- Born: May 30, 1904 Louisville, Kentucky, US
- Died: September 23, 1990 (aged 86) Glyndon, Maryland, US
- Education: University of Pennsylvania
- Occupation(s): Clothing manufacturer, racehorse owner & breeder, philanthropist
- Known for: Historic Long Branch Estate

= Harry Z. Isaacs =

American businessman, philanthropist, and horse breeder

Harry Z. Isaacs (May 30, 1904 - September 23, 1990) was a Baltimore, Maryland businessman, a philanthropist, and a major owner and breeder of Thoroughbred racehorses who operated and resided at Brookfield Farm in Glyndon, Maryland. Among his top horses, Isaacs owned Intent, whose wins included back-to-back editions of the San Juan Capistrano Handicap and who went on to sire Intentionally, Isaacs' 1959 American Champion Sprint Horse. Among his other sporting interests, Isaacs served as president of the Maryland Kennel Club for 20 years and was a key figure in the introduction of the Rottweiler breed to the United States.

==Philanthropy==
In 1986, Harry Isaacs acquired Long Branch Estate near Millwood, Virginia.
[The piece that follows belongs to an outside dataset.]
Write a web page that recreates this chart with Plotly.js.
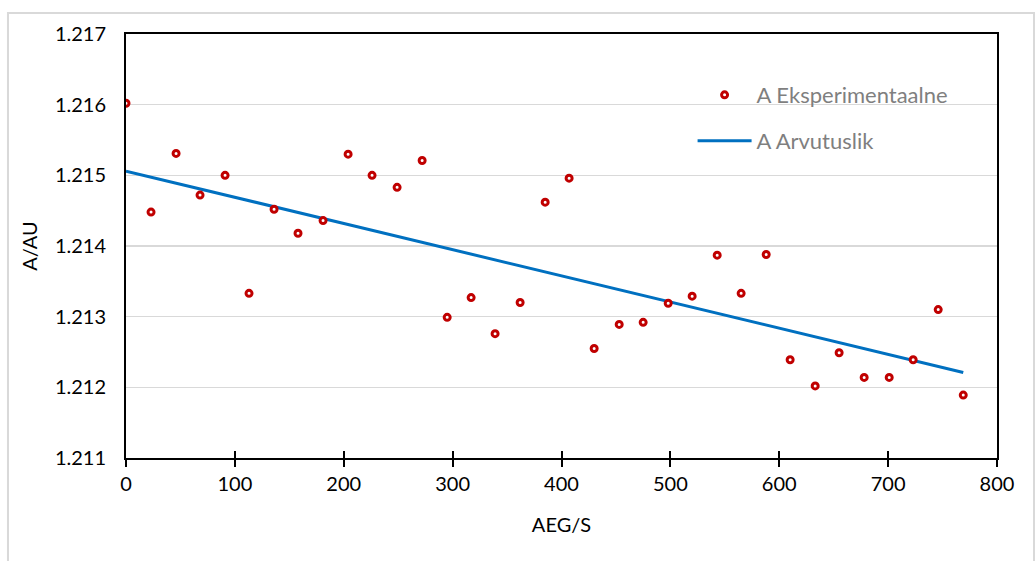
<!DOCTYPE html>
<html>
<head>
<meta charset="utf-8">
<script src="https://cdn.plot.ly/plotly-3.0.1.min.js"></script>
<style>html,body{margin:0;padding:0;background:#fff}#chart{width:1035px;height:561px}</style>
</head>
<body>
<div id="chart"></div>
<script>
// Experimental data (AEG/S vs A/AU)
const expX = [0, 23, 46, 68, 91, 113, 136, 158, 181, 204, 226, 249, 272, 295, 317, 339, 362, 385, 407, 430, 453, 475, 498, 520, 543, 565, 588, 610, 633, 655, 678, 701, 723, 746, 769];
const expY = [1.21602, 1.21448, 1.21531, 1.21472, 1.21500, 1.21333, 1.21452, 1.21418, 1.21436, 1.21530,
              1.21500, 1.21483, 1.21521, 1.21299, 1.21327, 1.21276, 1.21320, 1.21462, 1.21496, 1.21255,
              1.21289, 1.21292, 1.21319, 1.21329, 1.21387, 1.21333, 1.21388, 1.21239, 1.21202, 1.21249,
              1.21214, 1.21214, 1.21239, 1.21310, 1.21189];
// Calculated (fitted) line
const calcX = [0, 769];
const calcY = [1.21506, 1.21221];
const xTicks = [0, 100, 200, 300, 400, 500, 600, 700, 800];
const yTicks = [1.211, 1.212, 1.213, 1.214, 1.215, 1.216, 1.217];
const names = ['A Eksperimentaalne', 'A Arvutuslik'];

const font = 'Lato, "Open Sans", sans-serif';

const traces = [
  {x: calcX, y: calcY, type: 'scatter', mode: 'lines', name: names[1],
   line: {color: '#0070C0', width: 3}, legend: 'legend2'},
  {x: expX, y: expY, type: 'scatter', mode: 'markers', name: names[0],
   marker: {symbol: 'circle', size: 6, color: '#ffffff', line: {color: '#C00000', width: 3}},
   legend: 'legend'},
  {x: [0], y: [null], xaxis: 'x2', yaxis: 'y', showlegend: false, hoverinfo: 'skip', type: 'scatter'}
];

const layout = {
  width: 1035, height: 561,
  margin: {l: 126, r: 38, t: 34, b: 103},
  paper_bgcolor: '#ffffff', plot_bgcolor: '#ffffff',
  font: {family: font, size: 20, color: '#000000'},
  showlegend: true,
  xaxis: {
    range: [0, 800], tickvals: xTicks, ticktext: xTicks.map(String),
    showgrid: false, zeroline: false,
    showline: true, linecolor: '#000000', linewidth: 2, mirror: true,
    ticks: 'outside', ticklen: 7, tickwidth: 2, tickcolor: '#000000',
    tickfont: {family: font, size: 20, color: '#000000'},
    title: {text: 'AEG/S', font: {family: font, size: 20, color: '#000000'}, standoff: 24}
  },
  xaxis2: {
    overlaying: 'x', matches: 'x', range: [0, 800], tickvals: xTicks,
    showticklabels: false, showgrid: false, zeroline: false, showline: false,
    ticks: 'inside', ticklen: 7, tickwidth: 2, tickcolor: '#000000', side: 'bottom'
  },
  yaxis: {
    range: [1.211, 1.217], tickvals: yTicks, ticktext: yTicks.map(v => v.toFixed(3)),
    showgrid: true, gridcolor: '#d9d9d9', gridwidth: 1.5, zeroline: false,
    showline: true, linecolor: '#000000', linewidth: 2, mirror: true,
    ticks: '', ticklabelstandoff: 14,
    tickfont: {family: font, size: 20, color: '#000000'},
    title: {text: 'A/AU', font: {family: font, size: 20, color: '#000000'}, standoff: 12}
  },
  legend: {
    x: 0.6505, y: 0.856, xanchor: 'left', yanchor: 'middle',
    bgcolor: 'rgba(0,0,0,0)', itemwidth: 54,
    font: {family: font, size: 22, color: '#7f7f7f'}
  },
  legend2: {
    x: 0.6505, y: 0.748, xanchor: 'left', yanchor: 'middle',
    bgcolor: 'rgba(0,0,0,0)', itemwidth: 54,
    font: {family: font, size: 22, color: '#7f7f7f'}
  },
  shapes: [{
    type: 'rect', xref: 'paper', yref: 'paper', layer: 'below',
    x0: -0.1355, x1: 1.0425, y0: -0.26, y1: 1.0495,
    line: {color: '#d9d9d9', width: 2}, fillcolor: 'rgba(0,0,0,0)'
  }]
};

Plotly.newPlot('chart', traces, layout, {displayModeBar: false, staticPlot: true});
</script>
</body>
</html>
Listed on the National Register of Historic Places, Isaacs undertook a full restoration of the house designed in part by Benjamin Henry Latrobe whose construction began in 1811. Diagnosed with terminal cancer, Isaacs set up a non-profit foundation to which he donated the entire 400-acre property to be operated as a museum. Following his death in 1990, Long Branch was opened to the public on April 3, 1993.

Isaacs also established a scholarship fund to benefit the children of persons who worked for his companies and for graduates of public high schools in the city of Baltimore, Maryland.